July 27

I give an old lady a dollar and she starts to cry A little boy comes up to me and asks me for money “If my mother knew i asked for money she would slap me its my first time”…he says The crack addict on the corner is waiting for me to give him something to eat and its hot as hell in New York City Such a big city and people still alone some not afraid to ask for help some retreat into their apartments and make a small world of their own  feeling safe from the  masses Seems like I am constantly sweating and people are checking me out knowing that even though I might be of color i ain’t from these parts Sun light in one part of the sky and a dark cloud waaaay over there with thunder booms off in the distance In front of me a little black girl with her hair needing to be braided over a month ago keeps looking back at me while holding her Mothers hand like she knows too “you ain’t from these parts” She has in her other hand a Big leaf and holds it up like a prized possesion in this concrete jungle her clothes dirty and her smile to me is priceless and free  passing present and future A gift will come at many times of our lives moments  the devine showing us we are not alone and moments when need to look very closely to what all the universe puts forth for us if you are not listening or really seeing then you may not hear what you need to hear be what you need to be love who you need to love you just may miss out on the biggest gift and lesson coming your way

July 14

i wake up in the morning thinking why and how as i move through the streets of NYC I almost feel robotic and with every step in defiance of becoming a cog in this big metropolis

Yesterday I talked to the children about courage and inner strength i spoke to them about how their courage to walk away from violence on the streets of NYC is their strength and their weakness is when they choose to respond to someones anger As i moved across the room i touch the chest of a ten year old and then his head and i say “Show me the courage in your hearts and in your minds Today tell me how strong you are and why People are always trying to break us down call us names but there are some things they will never be able to take from us remember that”  I sit back and watch them create Some come up and say “Look what i did” They need affirmation and encouragement at all times My words sparked something in them and their eyes showed me what i was missing in my life the same young man whos chest i touched brings me a picture of his heart I ask wow that is your heart? Well now what do you feel..write me something He writes “When I am strong I have a good heart” I tried not to cry for i was touched and i said good job At that moment my why was answered and my how is all about the love i give and get  i see love in the eyes of the children Our children need to express themselves in  healthy ways They have to be able to look within and celebrate all the beauty they have We as adults must always tell them they can do better if only they focus and leave the negativity in the dark If you can plant a seed of hope, courage and love into the minds of the children then your life on this earth short or long will not be lived in vain.

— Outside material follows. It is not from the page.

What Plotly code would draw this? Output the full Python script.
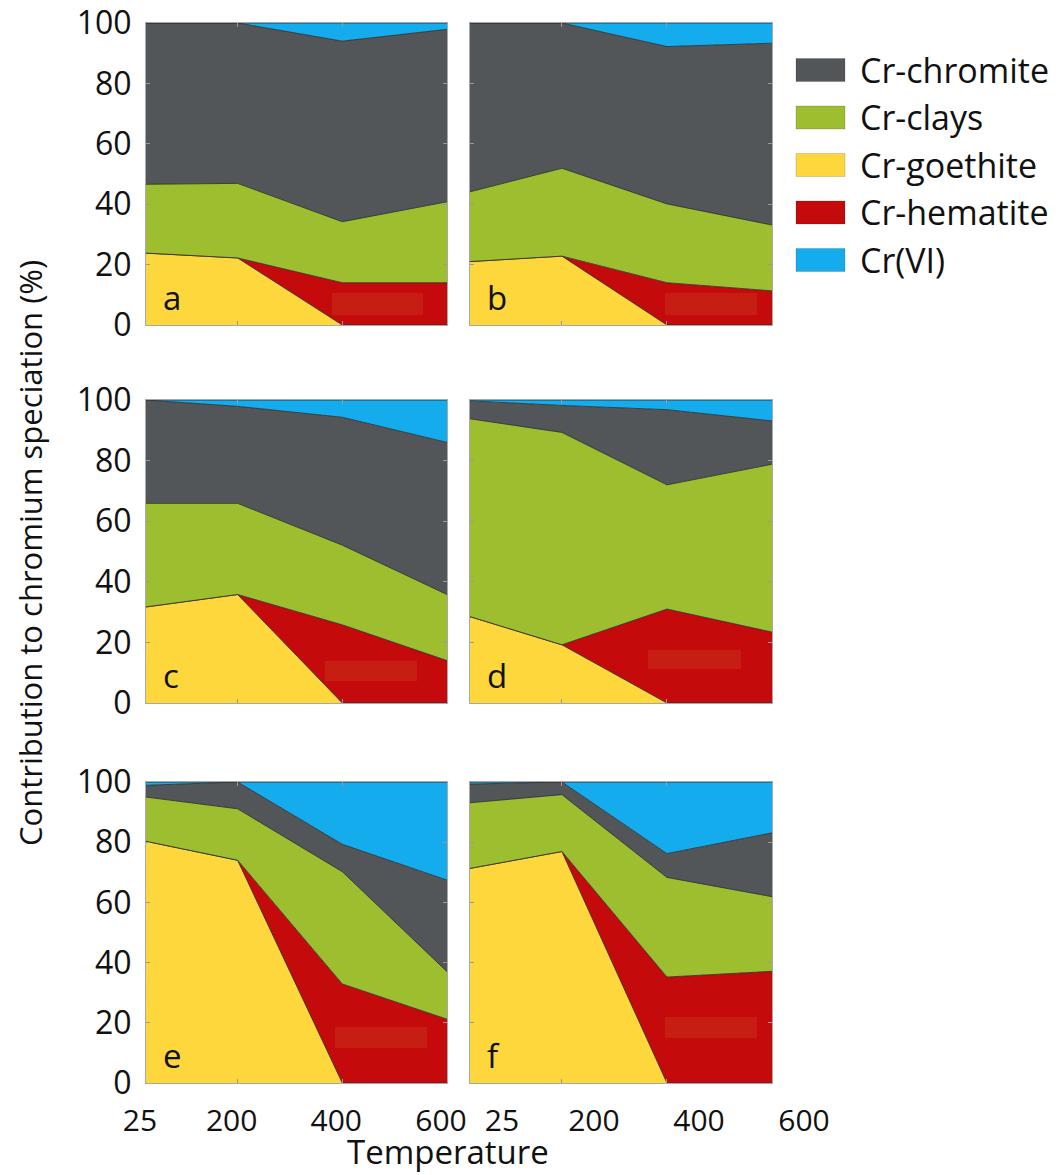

hmm beauty to me is about spirit  and not about body and beauty is empty without the kiss of mother nature or without his hand in my hand on a Sunny day it is shallow without the feel of family around you and beauty is fatal without the chance to ever look into your childs eyes and see you and him… beauty only bleeds vanity without truth…

July 3

My first class went well with my college students. I found them to be open to creative expression. We had a very serious conversation around the therapeutic elements to digging deep, letting go, sharing and most importantly finding that inner voice. One student said this class is what she needed for she had a hard time expressing herself and being open. When she did  she felt very vulnerable. She also shared with all of us that she felt very lonely and felt the need to express this. A tear was falling down her cheeck. Another student claimed she had lost everything…her mate her home and being creative was a tool for her to document change and progress from outside of the abyss she felt she had fallen into. She too shed a tear. I was holding back mine. Some students simply let me know they have not nurtured both sides of the brain. Their stories and the passion they  expressed kind of pulled me up and out of my self. For i was no longer in my life but experiencing theirs. I told them that  …sharing our thoughts and visions about our lives .. questioning our place in this world…..how we function how we struggle and how we overcome will serve as a spring board to grow into better individuals. Then the conversation turned into how great it is to come through the fire and get to the other side. I am the Professor but that day they  helped me to regain a little bit of hope and optimism. Loneliness is a funny thing yet as I told one of my students…it is also a blessing. It helps us to look deeper into our  lives and see whats missing. Have you ever been lonely when you are in a close relationship? I have. Question that relationship!!! Have you ever felt lonely in a community that was not about who you are!!! Move!!!  Over the fourth of July weekend I am alone.  I am also questioning all situations.To be alone is also a choice. To reflect to think about your next moves and to remember why you are here. Do you serve a purpose to the good of mankind or are you a leech. My body and Spirit are regaining strength. The move was hard on me but for the better. I  feel an even bigger change coming my way.